Direction. Can you output the material exactly as written, minus any pictures it holds?

Collected data.
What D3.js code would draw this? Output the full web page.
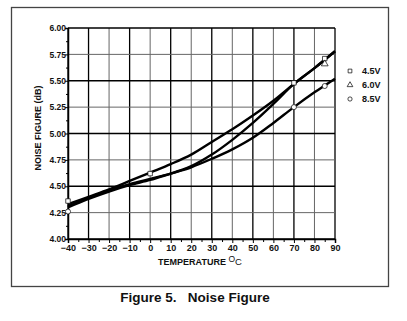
<!DOCTYPE html>
<html>
<head>
<meta charset="utf-8">
<title>Noise Figure</title>
<script src="https://cdn.jsdelivr.net/npm/d3@7"></script>
<style>
  body { margin: 0; background: #fff; }
  text { font-family: "Liberation Sans", Arial, sans-serif; font-weight: bold; fill: #111; }
</style>
</head>
<body>
<div id="chart"></div>
<script>
  // data
  var temps = [-40, -30, -20, -10, 0, 10, 20, 30, 40, 50, 60, 70, 80, 90];
  var curveA = [4.33, 4.40, 4.47, 4.55, 4.63, 4.71, 4.80, 4.92, 5.04, 5.17, 5.31, 5.47, 5.62, 5.78];
  var curveB = [4.31, 4.39, 4.46, 4.52, 4.57, 4.62, 4.69, 4.80, 4.94, 5.10, 5.28, 5.47, 5.62, 5.78];
  var curveC = [4.30, 4.38, 4.45, 4.51, 4.56, 4.62, 4.68, 4.76, 4.85, 4.96, 5.10, 5.25, 5.39, 5.52];

  var series = ['4.5V', '6.0V', '8.5V'];
  var markT = [[-40, 0, 70, 85], [85], [-40, 70, 85]];
  var markV = [[4.36, 4.62, 5.48, 5.71], [5.66], [4.26, 5.25, 5.45]];

  var xTicks = [-40, -30, -20, -10, 0, 10, 20, 30, 40, 50, 60, 70, 80, 90];
  var yTicks = [4.00, 4.25, 4.50, 4.75, 5.00, 5.25, 5.50, 5.75, 6.00];

  var w = 407, h = 321;
  var m = {left: 68, right: 335, top: 28, bottom: 239};

  var svg = d3.select('#chart').append('svg')
      .attr('width', w)
      .attr('height', h);

  // outer frame
  svg.append('rect')
      .attr('x', 11.5).attr('y', 7.5)
      .attr('width', 377).attr('height', 279)
      .attr('fill', 'none')
      .attr('stroke', '#444')
      .attr('stroke-width', 1.3);

  var x = d3.scaleLinear().domain([-40, 90]).range([m.left, m.right]);
  var y = d3.scaleLinear().domain([4, 6]).range([m.bottom, m.top]);

  // grid, odd tens / half units drawn heavier
  svg.append('g').selectAll('line')
      .data(xTicks)
      .enter().append('line')
      .attr('x1', function(d){ return x(d); })
      .attr('x2', function(d){ return x(d); })
      .attr('y1', m.top).attr('y2', m.bottom)
      .attr('stroke', function(d){ return Math.abs(d / 10) % 2 == 1 || d == -40 ? '#000' : '#666'; })
      .attr('stroke-width', function(d){ return Math.abs(d / 10) % 2 == 1 || d == -40 ? 1.3 : 1; });

  svg.append('g').selectAll('line')
      .data(yTicks)
      .enter().append('line')
      .attr('y1', function(d){ return y(d); })
      .attr('y2', function(d){ return y(d); })
      .attr('x1', m.left).attr('x2', m.right)
      .attr('stroke', function(d){ return (d * 4) % 2 == 0 ? '#000' : '#666'; })
      .attr('stroke-width', function(d){ return (d * 4) % 2 == 0 ? 1.3 : 1; });

  // axes with minor ticks
  svg.append('g')
      .attr('transform', 'translate(0,' + m.bottom + ')')
      .call(d3.axisBottom(x).tickValues(d3.range(-35, 90, 10)).tickSize(3).tickFormat(''))
      .call(function(g){ g.select('.domain').remove(); });

  svg.append('g')
      .attr('transform', 'translate(' + m.left + ',0)')
      .call(d3.axisLeft(y).tickValues(d3.range(4.125, 6, 0.25)).tickSize(2).tickFormat(''))
      .call(function(g){ g.select('.domain').remove(); });

  svg.append('g')
      .attr('transform', 'translate(0,' + m.bottom + ')')
      .call(d3.axisBottom(x).tickValues(xTicks).tickSize(4).tickPadding(2)
        .tickFormat(function(d){ return d < 0 ? '\u2212' + Math.abs(d) : d; }))
      .call(function(g){
        g.select('.domain').attr('stroke-width', 1.5);
        g.selectAll('text').attr('font-size', 9).style('font-weight', 'bold');
      });

  svg.append('g')
      .attr('transform', 'translate(' + m.left + ',0)')
      .call(d3.axisLeft(y).tickValues(yTicks).tickSize(3).tickPadding(-1).tickFormat(d3.format('.2f')))
      .call(function(g){
        g.select('.domain').attr('stroke-width', 1.5);
        g.selectAll('text').attr('font-size', 8.5).style('font-weight', 'bold');
      });

  // curves
  var line = d3.line()
      .x(function(d, i){ return x(temps[i]); })
      .y(function(d){ return y(d); })
      .curve(d3.curveCatmullRom);

  svg.append('g').selectAll('path')
      .data([curveA, curveB, curveC])
      .enter().append('path')
      .attr('d', line)
      .attr('fill', 'none')
      .attr('stroke', '#000')
      .attr('stroke-width', 2.4);

  // markers
  var symbols = [d3.symbolSquare, d3.symbolTriangle, d3.symbolCircle];
  var sym = function(i, size){ return d3.symbol().type(symbols[i]).size(size)(); };

  series.forEach(function(s, i){
    svg.append('g').selectAll('path')
        .data(markT[i])
        .enter().append('path')
        .attr('transform', function(d, j){ return 'translate(' + x(d) + ',' + y(markV[i][j]) + ')'; })
        .attr('d', sym(i, 20))
        .attr('fill', '#fff')
        .attr('stroke', '#000')
        .attr('stroke-width', 0.7);
  });

  // legend
  var legend = svg.append('g').selectAll('g')
      .data(series)
      .enter().append('g')
      .attr('transform', function(d, i){ return 'translate(350,' + (71 + i * 14) + ')'; });
  legend.append('path')
      .attr('d', function(d, i){ return sym(i, 14); })
      .attr('fill', '#fff')
      .attr('stroke', '#000')
      .attr('stroke-width', 0.7);
  legend.append('text')
      .attr('x', 12).attr('dy', '0.35em')
      .attr('font-size', 9)
      .text(function(d){ return d; });

  // titles
  var xt = svg.append('text')
      .attr('x', 200).attr('y', 265)
      .attr('text-anchor', 'middle')
      .attr('font-size', 9);
  xt.append('tspan').text('TEMPERATURE ');
  xt.append('tspan').attr('dy', -3).attr('font-size', 8.5).style('font-weight', 'normal').text('O');
  xt.append('tspan').attr('dy', 3).style('font-weight', 'normal').attr('font-size', 9.5).text('C');

  svg.append('text')
      .attr('transform', 'translate(41,128) rotate(-90)')
      .attr('text-anchor', 'middle')
      .attr('font-size', 9)
      .text('NOISE FIGURE (dB)');

  svg.append('text')
      .attr('x', 195).attr('y', 302)
      .attr('text-anchor', 'middle')
      .attr('font-size', 13.5)
      .attr('xml:space', 'preserve')
      .text('Figure 5.   Noise Figure');
</script>
</body>
</html>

Task output.
What D3.js code would draw this? Output the full web page.
<!DOCTYPE html>
<html>
<head>
<meta charset="utf-8">
<title>Noise Figure</title>
<script src="https://cdn.jsdelivr.net/npm/d3@7"></script>
<style>
  body { margin: 0; background: #fff; }
  text { font-family: "Liberation Sans", Arial, sans-serif; font-weight: bold; fill: #111; }
</style>
</head>
<body>
<div id="chart"></div>
<script>
  // data
  var temps = [-40, -30, -20, -10, 0, 10, 20, 30, 40, 50, 60, 70, 80, 90];
  var curveA = [4.33, 4.40, 4.47, 4.55, 4.63, 4.71, 4.80, 4.92, 5.04, 5.17, 5.31, 5.47, 5.62, 5.78];
  var curveB = [4.31, 4.39, 4.46, 4.52, 4.57, 4.62, 4.69, 4.80, 4.94, 5.10, 5.28, 5.47, 5.62, 5.78];
  var curveC = [4.30, 4.38, 4.45, 4.51, 4.56, 4.62, 4.68, 4.76, 4.85, 4.96, 5.10, 5.25, 5.39, 5.52];

  var series = ['4.5V', '6.0V', '8.5V'];
  var markT = [[-40, 0, 70, 85], [85], [-40, 70, 85]];
  var markV = [[4.36, 4.62, 5.48, 5.71], [5.66], [4.26, 5.25, 5.45]];

  var xTicks = [-40, -30, -20, -10, 0, 10, 20, 30, 40, 50, 60, 70, 80, 90];
  var yTicks = [4.00, 4.25, 4.50, 4.75, 5.00, 5.25, 5.50, 5.75, 6.00];

  var w = 407, h = 321;
  var m = {left: 68, right: 335, top: 28, bottom: 239};

  var svg = d3.select('#chart').append('svg')
      .attr('width', w)
      .attr('height', h);

  // outer frame
  svg.append('rect')
      .attr('x', 11.5).attr('y', 7.5)
      .attr('width', 377).attr('height', 279)
      .attr('fill', 'none')
      .attr('stroke', '#444')
      .attr('stroke-width', 1.3);

  var x = d3.scaleLinear().domain([-40, 90]).range([m.left, m.right]);
  var y = d3.scaleLinear().domain([4, 6]).range([m.bottom, m.top]);

  // grid, odd tens / half units drawn heavier
  svg.append('g').selectAll('line')
      .data(xTicks)
      .enter().append('line')
      .attr('x1', function(d){ return x(d); })
      .attr('x2', function(d){ return x(d); })
      .attr('y1', m.top).attr('y2', m.bottom)
      .attr('stroke', function(d){ return Math.abs(d / 10) % 2 == 1 || d == -40 ? '#000' : '#666'; })
      .attr('stroke-width', function(d){ return Math.abs(d / 10) % 2 == 1 || d == -40 ? 1.3 : 1; });

  svg.append('g').selectAll('line')
      .data(yTicks)
      .enter().append('line')
      .attr('y1', function(d){ return y(d); })
      .attr('y2', function(d){ return y(d); })
      .attr('x1', m.left).attr('x2', m.right)
      .attr('stroke', function(d){ return (d * 4) % 2 == 0 ? '#000' : '#666'; })
      .attr('stroke-width', function(d){ return (d * 4) % 2 == 0 ? 1.3 : 1; });

  // axes with minor ticks
  svg.append('g')
      .attr('transform', 'translate(0,' + m.bottom + ')')
      .call(d3.axisBottom(x).tickValues(d3.range(-35, 90, 10)).tickSize(3).tickFormat(''))
      .call(function(g){ g.select('.domain').remove(); });

  svg.append('g')
      .attr('transform', 'translate(' + m.left + ',0)')
      .call(d3.axisLeft(y).tickValues(d3.range(4.125, 6, 0.25)).tickSize(2).tickFormat(''))
      .call(function(g){ g.select('.domain').remove(); });

  svg.append('g')
      .attr('transform', 'translate(0,' + m.bottom + ')')
      .call(d3.axisBottom(x).tickValues(xTicks).tickSize(4).tickPadding(2)
        .tickFormat(function(d){ return d < 0 ? '\u2212' + Math.abs(d) : d; }))
      .call(function(g){
        g.select('.domain').attr('stroke-width', 1.5);
        g.selectAll('text').attr('font-size', 9).style('font-weight', 'bold');
      });

  svg.append('g')
      .attr('transform', 'translate(' + m.left + ',0)')
      .call(d3.axisLeft(y).tickValues(yTicks).tickSize(3).tickPadding(-1).tickFormat(d3.format('.2f')))
      .call(function(g){
        g.select('.domain').attr('stroke-width', 1.5);
        g.selectAll('text').attr('font-size', 8.5).style('font-weight', 'bold');
      });

  // curves
  var line = d3.line()
      .x(function(d, i){ return x(temps[i]); })
      .y(function(d){ return y(d); })
      .curve(d3.curveCatmullRom);

  svg.append('g').selectAll('path')
      .data([curveA, curveB, curveC])
      .enter().append('path')
      .attr('d', line)
      .attr('fill', 'none')
      .attr('stroke', '#000')
      .attr('stroke-width', 2.4);

  // markers
  var symbols = [d3.symbolSquare, d3.symbolTriangle, d3.symbolCircle];
  var sym = function(i, size){ return d3.symbol().type(symbols[i]).size(size)(); };

  series.forEach(function(s, i){
    svg.append('g').selectAll('path')
        .data(markT[i])
        .enter().append('path')
        .attr('transform', function(d, j){ return 'translate(' + x(d) + ',' + y(markV[i][j]) + ')'; })
        .attr('d', sym(i, 20))
        .attr('fill', '#fff')
        .attr('stroke', '#000')
        .attr('stroke-width', 0.7);
  });

  // legend
  var legend = svg.append('g').selectAll('g')
      .data(series)
      .enter().append('g')
      .attr('transform', function(d, i){ return 'translate(350,' + (71 + i * 14) + ')'; });
  legend.append('path')
      .attr('d', function(d, i){ return sym(i, 14); })
      .attr('fill', '#fff')
      .attr('stroke', '#000')
      .attr('stroke-width', 0.7);
  legend.append('text')
      .attr('x', 12).attr('dy', '0.35em')
      .attr('font-size', 9)
      .text(function(d){ return d; });

  // titles
  var xt = svg.append('text')
      .attr('x', 200).attr('y', 265)
      .attr('text-anchor', 'middle')
      .attr('font-size', 9);
  xt.append('tspan').text('TEMPERATURE ');
  xt.append('tspan').attr('dy', -3).attr('font-size', 8.5).style('font-weight', 'normal').text('O');
  xt.append('tspan').attr('dy', 3).style('font-weight', 'normal').attr('font-size', 9.5).text('C');

  svg.append('text')
      .attr('transform', 'translate(41,128) rotate(-90)')
      .attr('text-anchor', 'middle')
      .attr('font-size', 9)
      .text('NOISE FIGURE (dB)');

  svg.append('text')
      .attr('x', 195).attr('y', 302)
      .attr('text-anchor', 'middle')
      .attr('font-size', 13.5)
      .attr('xml:space', 'preserve')
      .text('Figure 5.   Noise Figure');
</script>
</body>
</html>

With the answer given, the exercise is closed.